**Dataset excerpts:**
start

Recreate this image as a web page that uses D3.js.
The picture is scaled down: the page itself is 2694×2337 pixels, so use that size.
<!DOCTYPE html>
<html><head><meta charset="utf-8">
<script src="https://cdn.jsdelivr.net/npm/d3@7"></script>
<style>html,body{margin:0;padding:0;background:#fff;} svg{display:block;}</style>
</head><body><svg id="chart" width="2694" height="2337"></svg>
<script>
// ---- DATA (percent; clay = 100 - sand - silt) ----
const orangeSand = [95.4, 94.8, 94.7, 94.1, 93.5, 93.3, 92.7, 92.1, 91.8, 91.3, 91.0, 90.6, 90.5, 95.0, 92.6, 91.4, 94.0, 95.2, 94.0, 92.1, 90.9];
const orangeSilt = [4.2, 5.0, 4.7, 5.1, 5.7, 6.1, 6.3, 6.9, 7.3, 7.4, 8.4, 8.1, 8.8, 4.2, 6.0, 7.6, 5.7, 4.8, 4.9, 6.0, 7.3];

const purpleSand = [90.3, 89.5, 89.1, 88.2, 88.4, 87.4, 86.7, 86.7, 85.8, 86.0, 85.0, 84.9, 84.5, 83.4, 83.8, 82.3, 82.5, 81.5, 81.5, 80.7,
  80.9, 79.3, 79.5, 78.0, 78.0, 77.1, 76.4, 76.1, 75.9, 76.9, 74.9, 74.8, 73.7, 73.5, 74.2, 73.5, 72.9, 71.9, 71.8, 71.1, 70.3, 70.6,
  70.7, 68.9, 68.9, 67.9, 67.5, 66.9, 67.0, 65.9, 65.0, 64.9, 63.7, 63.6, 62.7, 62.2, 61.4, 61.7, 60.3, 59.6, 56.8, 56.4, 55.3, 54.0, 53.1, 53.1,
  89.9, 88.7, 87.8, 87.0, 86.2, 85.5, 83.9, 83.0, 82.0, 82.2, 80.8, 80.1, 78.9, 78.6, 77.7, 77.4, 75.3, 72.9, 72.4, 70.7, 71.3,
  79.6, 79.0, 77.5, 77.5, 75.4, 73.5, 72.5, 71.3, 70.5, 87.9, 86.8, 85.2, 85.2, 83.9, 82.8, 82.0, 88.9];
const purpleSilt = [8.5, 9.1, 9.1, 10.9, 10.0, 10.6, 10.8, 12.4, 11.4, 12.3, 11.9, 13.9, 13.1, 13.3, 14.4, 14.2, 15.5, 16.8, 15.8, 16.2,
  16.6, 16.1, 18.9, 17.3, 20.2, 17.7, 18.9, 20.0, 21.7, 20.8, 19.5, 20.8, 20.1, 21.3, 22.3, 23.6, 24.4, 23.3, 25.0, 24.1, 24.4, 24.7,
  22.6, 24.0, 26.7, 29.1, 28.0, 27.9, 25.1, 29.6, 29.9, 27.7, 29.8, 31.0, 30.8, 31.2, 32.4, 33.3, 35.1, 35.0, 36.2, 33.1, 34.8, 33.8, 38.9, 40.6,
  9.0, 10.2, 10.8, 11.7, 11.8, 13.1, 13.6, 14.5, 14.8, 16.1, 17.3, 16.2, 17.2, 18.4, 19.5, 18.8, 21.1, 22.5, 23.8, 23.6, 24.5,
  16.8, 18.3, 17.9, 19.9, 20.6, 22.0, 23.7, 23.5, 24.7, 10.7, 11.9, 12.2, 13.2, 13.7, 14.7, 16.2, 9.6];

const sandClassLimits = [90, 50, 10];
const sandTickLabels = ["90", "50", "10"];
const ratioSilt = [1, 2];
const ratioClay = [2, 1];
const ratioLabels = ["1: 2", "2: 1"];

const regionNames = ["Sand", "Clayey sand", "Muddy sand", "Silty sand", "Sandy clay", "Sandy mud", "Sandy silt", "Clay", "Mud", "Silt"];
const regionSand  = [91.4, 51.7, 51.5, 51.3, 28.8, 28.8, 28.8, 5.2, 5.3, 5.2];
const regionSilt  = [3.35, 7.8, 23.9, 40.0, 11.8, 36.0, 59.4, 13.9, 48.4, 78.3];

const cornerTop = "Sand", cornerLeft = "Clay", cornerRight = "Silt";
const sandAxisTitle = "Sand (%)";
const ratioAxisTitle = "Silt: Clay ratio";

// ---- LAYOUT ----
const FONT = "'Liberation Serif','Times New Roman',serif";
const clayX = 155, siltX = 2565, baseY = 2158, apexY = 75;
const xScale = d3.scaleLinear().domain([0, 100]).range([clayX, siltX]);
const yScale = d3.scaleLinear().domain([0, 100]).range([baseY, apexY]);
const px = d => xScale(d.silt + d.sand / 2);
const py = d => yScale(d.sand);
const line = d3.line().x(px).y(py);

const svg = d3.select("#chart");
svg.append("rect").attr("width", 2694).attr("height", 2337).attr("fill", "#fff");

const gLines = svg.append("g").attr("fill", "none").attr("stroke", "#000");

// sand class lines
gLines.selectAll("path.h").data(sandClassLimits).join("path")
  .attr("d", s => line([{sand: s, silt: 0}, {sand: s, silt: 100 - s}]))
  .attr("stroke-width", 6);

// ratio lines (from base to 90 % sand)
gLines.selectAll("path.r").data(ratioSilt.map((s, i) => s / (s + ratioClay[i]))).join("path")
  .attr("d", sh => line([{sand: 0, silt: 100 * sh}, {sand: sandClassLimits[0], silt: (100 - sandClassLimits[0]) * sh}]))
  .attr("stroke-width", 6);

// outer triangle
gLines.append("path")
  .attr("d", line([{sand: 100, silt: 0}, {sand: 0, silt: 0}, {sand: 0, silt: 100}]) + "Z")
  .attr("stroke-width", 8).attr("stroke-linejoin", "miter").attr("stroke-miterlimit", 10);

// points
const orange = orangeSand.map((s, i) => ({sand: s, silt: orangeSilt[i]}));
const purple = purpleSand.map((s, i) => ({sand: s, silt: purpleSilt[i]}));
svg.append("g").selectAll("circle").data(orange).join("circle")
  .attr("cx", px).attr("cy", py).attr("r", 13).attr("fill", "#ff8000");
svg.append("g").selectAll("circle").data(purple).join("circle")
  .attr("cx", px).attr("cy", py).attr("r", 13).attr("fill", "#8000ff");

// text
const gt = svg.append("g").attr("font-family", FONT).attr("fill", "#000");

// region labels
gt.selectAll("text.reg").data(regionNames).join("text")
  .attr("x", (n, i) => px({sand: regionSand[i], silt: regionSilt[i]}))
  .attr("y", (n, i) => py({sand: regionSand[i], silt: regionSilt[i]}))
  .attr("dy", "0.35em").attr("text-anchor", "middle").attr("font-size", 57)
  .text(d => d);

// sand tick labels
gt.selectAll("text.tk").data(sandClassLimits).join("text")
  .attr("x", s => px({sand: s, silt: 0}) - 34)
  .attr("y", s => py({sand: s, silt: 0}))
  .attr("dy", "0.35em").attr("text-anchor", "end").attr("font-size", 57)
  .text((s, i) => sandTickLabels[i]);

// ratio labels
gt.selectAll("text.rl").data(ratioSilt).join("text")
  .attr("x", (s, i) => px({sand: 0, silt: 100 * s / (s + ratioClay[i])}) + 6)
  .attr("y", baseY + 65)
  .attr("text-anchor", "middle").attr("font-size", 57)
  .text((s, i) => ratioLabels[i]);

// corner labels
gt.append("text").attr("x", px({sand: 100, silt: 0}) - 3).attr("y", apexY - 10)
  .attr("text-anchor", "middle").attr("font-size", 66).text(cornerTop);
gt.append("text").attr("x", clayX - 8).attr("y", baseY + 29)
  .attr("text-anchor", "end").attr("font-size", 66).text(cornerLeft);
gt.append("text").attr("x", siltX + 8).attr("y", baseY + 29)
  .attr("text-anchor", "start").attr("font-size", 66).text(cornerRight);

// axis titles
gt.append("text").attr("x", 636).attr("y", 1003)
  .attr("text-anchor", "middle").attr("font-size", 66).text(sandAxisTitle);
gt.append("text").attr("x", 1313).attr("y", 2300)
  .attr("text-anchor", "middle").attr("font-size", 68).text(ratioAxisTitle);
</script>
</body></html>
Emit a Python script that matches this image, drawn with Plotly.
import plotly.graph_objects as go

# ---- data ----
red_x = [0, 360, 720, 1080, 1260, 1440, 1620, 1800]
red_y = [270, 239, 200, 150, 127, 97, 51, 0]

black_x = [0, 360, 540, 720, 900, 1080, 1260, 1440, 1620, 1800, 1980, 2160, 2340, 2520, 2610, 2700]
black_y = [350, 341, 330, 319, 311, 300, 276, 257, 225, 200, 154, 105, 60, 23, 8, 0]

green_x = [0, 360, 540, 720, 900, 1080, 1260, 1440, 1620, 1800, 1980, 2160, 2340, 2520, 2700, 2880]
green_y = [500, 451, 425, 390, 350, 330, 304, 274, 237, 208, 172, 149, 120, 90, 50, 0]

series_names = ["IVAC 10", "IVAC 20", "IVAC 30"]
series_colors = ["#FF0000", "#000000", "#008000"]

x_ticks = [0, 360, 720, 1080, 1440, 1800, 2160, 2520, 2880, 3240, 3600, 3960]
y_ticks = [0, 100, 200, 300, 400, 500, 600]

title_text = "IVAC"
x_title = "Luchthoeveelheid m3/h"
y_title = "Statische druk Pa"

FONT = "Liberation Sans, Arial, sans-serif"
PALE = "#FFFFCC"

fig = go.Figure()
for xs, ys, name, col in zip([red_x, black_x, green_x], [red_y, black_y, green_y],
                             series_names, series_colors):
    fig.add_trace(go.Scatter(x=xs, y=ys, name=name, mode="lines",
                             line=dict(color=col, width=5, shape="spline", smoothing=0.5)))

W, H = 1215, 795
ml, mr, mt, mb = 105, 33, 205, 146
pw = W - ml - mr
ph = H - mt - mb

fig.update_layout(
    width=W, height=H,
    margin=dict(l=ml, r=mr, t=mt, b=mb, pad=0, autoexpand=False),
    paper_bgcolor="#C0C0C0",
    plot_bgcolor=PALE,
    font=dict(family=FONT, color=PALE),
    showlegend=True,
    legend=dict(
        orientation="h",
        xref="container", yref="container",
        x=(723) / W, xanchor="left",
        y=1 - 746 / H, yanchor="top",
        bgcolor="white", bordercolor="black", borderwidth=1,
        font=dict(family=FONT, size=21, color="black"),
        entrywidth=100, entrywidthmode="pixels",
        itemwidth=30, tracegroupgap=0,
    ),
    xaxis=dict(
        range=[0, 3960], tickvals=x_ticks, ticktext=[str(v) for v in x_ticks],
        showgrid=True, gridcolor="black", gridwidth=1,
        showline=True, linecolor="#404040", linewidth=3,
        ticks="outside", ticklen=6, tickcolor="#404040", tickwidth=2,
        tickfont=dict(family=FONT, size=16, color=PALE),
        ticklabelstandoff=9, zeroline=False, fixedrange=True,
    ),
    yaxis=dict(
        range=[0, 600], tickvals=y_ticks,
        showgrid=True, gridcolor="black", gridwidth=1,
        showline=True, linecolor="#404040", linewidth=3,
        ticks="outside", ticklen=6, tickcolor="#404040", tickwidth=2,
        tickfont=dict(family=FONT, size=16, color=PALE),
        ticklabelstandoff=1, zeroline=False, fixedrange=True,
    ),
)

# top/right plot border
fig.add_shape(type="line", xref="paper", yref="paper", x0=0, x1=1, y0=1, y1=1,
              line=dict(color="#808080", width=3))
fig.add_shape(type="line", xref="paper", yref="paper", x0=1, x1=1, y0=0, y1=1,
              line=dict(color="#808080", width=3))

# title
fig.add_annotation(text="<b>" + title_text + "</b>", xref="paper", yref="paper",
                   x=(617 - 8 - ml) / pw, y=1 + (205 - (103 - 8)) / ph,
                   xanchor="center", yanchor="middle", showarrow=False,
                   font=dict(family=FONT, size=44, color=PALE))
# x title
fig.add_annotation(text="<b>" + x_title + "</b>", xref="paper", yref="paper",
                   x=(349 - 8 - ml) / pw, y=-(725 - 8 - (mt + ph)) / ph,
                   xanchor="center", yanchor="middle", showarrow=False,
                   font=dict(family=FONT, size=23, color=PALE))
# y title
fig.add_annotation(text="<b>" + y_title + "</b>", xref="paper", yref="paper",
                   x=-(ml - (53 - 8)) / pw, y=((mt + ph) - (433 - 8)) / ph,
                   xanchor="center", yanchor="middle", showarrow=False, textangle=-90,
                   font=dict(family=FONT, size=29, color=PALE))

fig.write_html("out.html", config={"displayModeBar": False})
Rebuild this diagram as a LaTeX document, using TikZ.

end

**Written request:**
Print exactly the lines above from the one with "Emit a Python" to the one with "red_y = [270, 239, 200, 150, 127, 97, 51, 0]", including both.

**Task output:**
Emit a Python script that matches this image, drawn with Plotly.
import plotly.graph_objects as go

# ---- data ----
red_x = [0, 360, 720, 1080, 1260, 1440, 1620, 1800]
red_y = [270, 239, 200, 150, 127, 97, 51, 0]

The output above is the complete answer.